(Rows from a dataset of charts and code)
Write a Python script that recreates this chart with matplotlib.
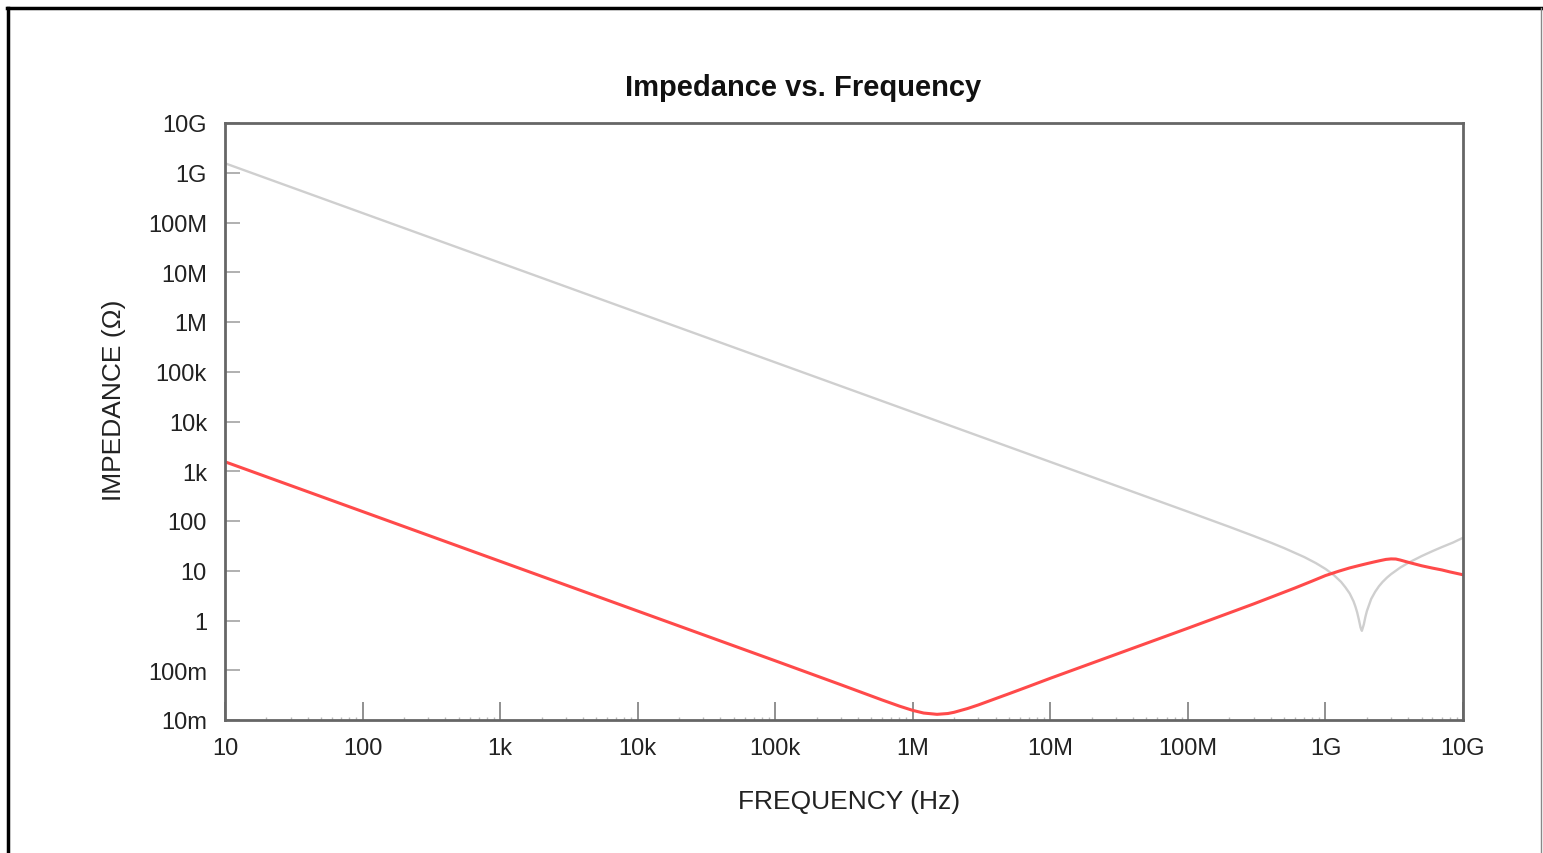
import matplotlib
matplotlib.use("Agg")
import matplotlib.pyplot as plt
from matplotlib.lines import Line2D
from matplotlib.ticker import FixedLocator, LogLocator, NullFormatter

plt.rcParams['font.family'] = ['Liberation Sans', 'DejaVu Sans']

# gray curve (small capacitor, self-resonance near 1.8 GHz)
gray_f = [10, 1e8, 2e8, 3e8, 4e8, 5e8, 7e8, 8.5e8, 1e9, 1.15e9, 1.3e9, 1.4e9, 1.5e9,
          1.6e9, 1.65e9, 1.7e9, 1.75e9, 1.8e9, 1.84e9, 1.9e9, 1.95e9, 2e9, 2.15e9,
          2.3e9, 2.45e9, 2.6e9, 2.8e9, 3e9, 3.5e9, 4e9, 5e9, 6e9, 7e9, 8.5e9, 1e10]
gray_z = [1.55e9, 154, 76.4, 50.1, 36.8, 28.6, 18.9, 14.3, 10.9, 8.2, 5.96, 4.6, 3.5,
          2.43, 1.92, 1.46, 1.04, 0.72, 0.62, 0.83, 1.17, 1.54, 2.71,
          3.79, 4.89, 5.94, 7.28, 8.55, 11.6, 14.4, 19.7, 24.8, 29.8, 37.1, 46]

# red curve (large capacitor, minimum near 1.5 MHz)
red_f = [10, 1e5, 3e5, 6e5, 8e5, 1e6, 1.2e6, 1.5e6, 1.8e6, 2e6, 2.5e6, 3e6, 4e6,
         5e6, 7e6, 1e7, 1e8, 3e8, 6e8, 8e8, 1e9, 1.25e9, 1.5e9, 1.75e9, 2e9, 2.25e9,
         2.5e9, 2.75e9, 3e9, 3.25e9, 3.5e9, 4e9, 5e9, 6e9, 7e9, 8e9, 1e10]
red_z = [1550, 0.155, 0.0512, 0.0252, 0.019, 0.0156, 0.0138, 0.013, 0.0135, 0.0143,
         0.017, 0.0201, 0.0269, 0.0337, 0.0476, 0.069, 0.70, 2.15, 4.5, 6.2, 8.0, 9.8,
         11.4, 12.7, 13.9, 15.0, 16.0, 16.9, 17.3, 17.2, 16.4, 14.8, 12.6, 11.3,
         10.4, 9.5, 8.3]

x_ticks = [1e1, 1e2, 1e3, 1e4, 1e5, 1e6, 1e7, 1e8, 1e9, 1e10]
x_labels = ['10', '100', '1k', '10k', '100k', '1M', '10M', '100M', '1G', '10G']
y_ticks = [1e-2, 1e-1, 1, 1e1, 1e2, 1e3, 1e4, 1e5, 1e6, 1e7, 1e8, 1e9, 1e10]
y_labels = ['10m', '100m', '1', '10', '100', '1k', '10k', '100k', '1M', '10M',
            '100M', '1G', '10G']

fig = plt.figure(figsize=(15.43, 8.54), dpi=100)
ax = fig.add_axes([225 / 1543, 133 / 854, 1238 / 1543, 597 / 854])

ax.plot(gray_f, gray_z, color='#cfcfcf', lw=1.7)
ax.plot(red_f, red_z, color='#ff4a4a', lw=2.2)

ax.set_xscale('log')
ax.set_yscale('log')
ax.set_xlim(10, 1e10)
ax.set_ylim(1e-2, 1e10)

ax.xaxis.set_major_locator(FixedLocator(x_ticks))
ax.set_xticklabels(x_labels)
ax.xaxis.set_minor_locator(LogLocator(base=10, subs=range(2, 10), numticks=100))
ax.xaxis.set_minor_formatter(NullFormatter())
ax.yaxis.set_major_locator(FixedLocator(y_ticks))
ax.set_yticklabels(y_labels)
ax.yaxis.set_minor_locator(FixedLocator([]))

ax.tick_params(axis='x', which='major', direction='in', length=13, width=1.3,
               color='#888888', labelsize=17, labelcolor='#222222', pad=12)
ax.tick_params(axis='x', which='minor', direction='in', length=2.5, width=1,
               color='#bbbbbb')
ax.tick_params(axis='y', which='major', direction='in', length=11, width=1.3,
               color='#aaaaaa', labelsize=17, labelcolor='#222222', pad=13)

for s in ax.spines.values():
    s.set_color('#666666')
    s.set_linewidth(2)

ax.set_xlabel('FREQUENCY (Hz)', fontsize=19, color='#222222')
ax.xaxis.set_label_coords(0.504, -0.115)
ax.set_ylabel('IMPEDANCE (\u03a9)', fontsize=19, color='#222222')
ax.yaxis.set_label_coords(-0.08, 0.537)

fig.text(803 / 1543, 1 - 88 / 854, 'Impedance vs. Frequency', ha='center',
         va='center', fontsize=21, fontweight='bold', color='#111111')

# outer frame
fig.add_artist(Line2D([7 / 1543, 1541 / 1543], [1 - 9 / 854, 1 - 9 / 854],
                      transform=fig.transFigure, color='black', lw=2.5))
fig.add_artist(Line2D([8 / 1543, 8 / 1543], [0, 1 - 9 / 854],
                      transform=fig.transFigure, color='black', lw=2.5))
fig.add_artist(Line2D([1541 / 1543, 1541 / 1543], [0, 1 - 9 / 854],
                      transform=fig.transFigure, color='#888888', lw=1))

fig.savefig('out.png', dpi=100)
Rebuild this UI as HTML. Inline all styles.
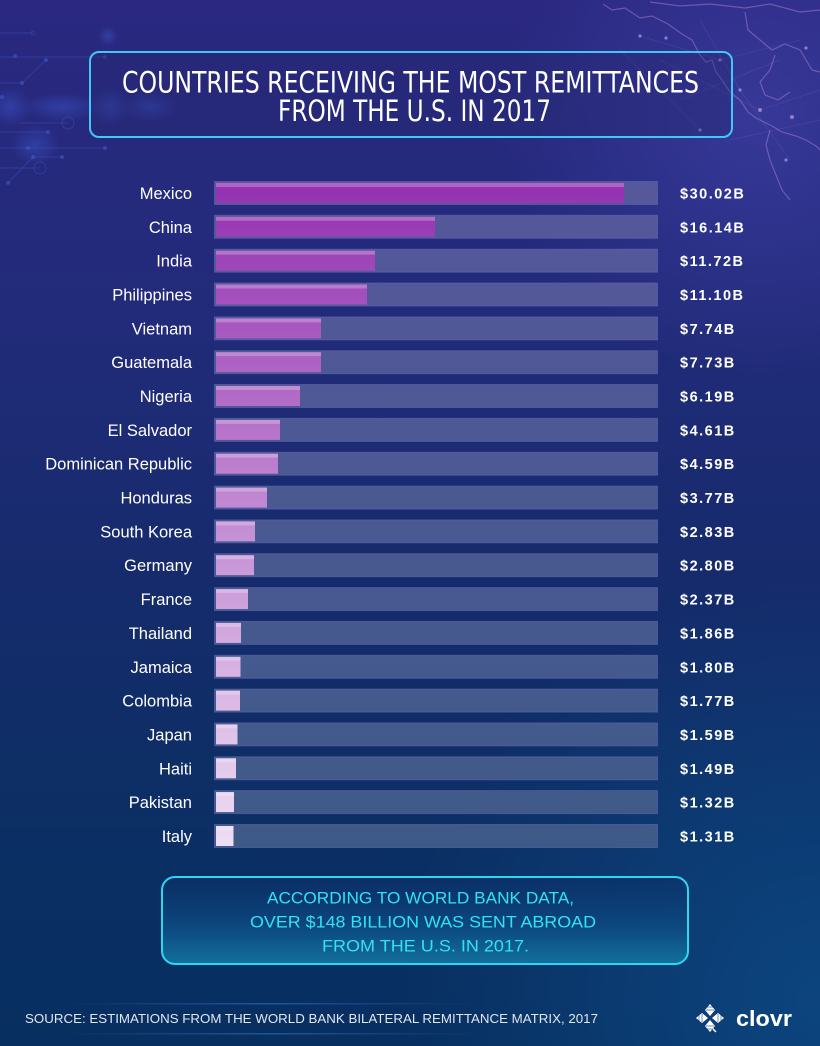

• [What this task involves]:
Using the records above, list each line that includes "matplotlib".

• [The answer]:
Write a Python script that recreates this chart with matplotlib.
import matplotlib
matplotlib.use("Agg")
import matplotlib.pyplot as plt
from matplotlib.lines import Line2D
from matplotlib.ticker import FixedLocator, LogLocator, NullFormatter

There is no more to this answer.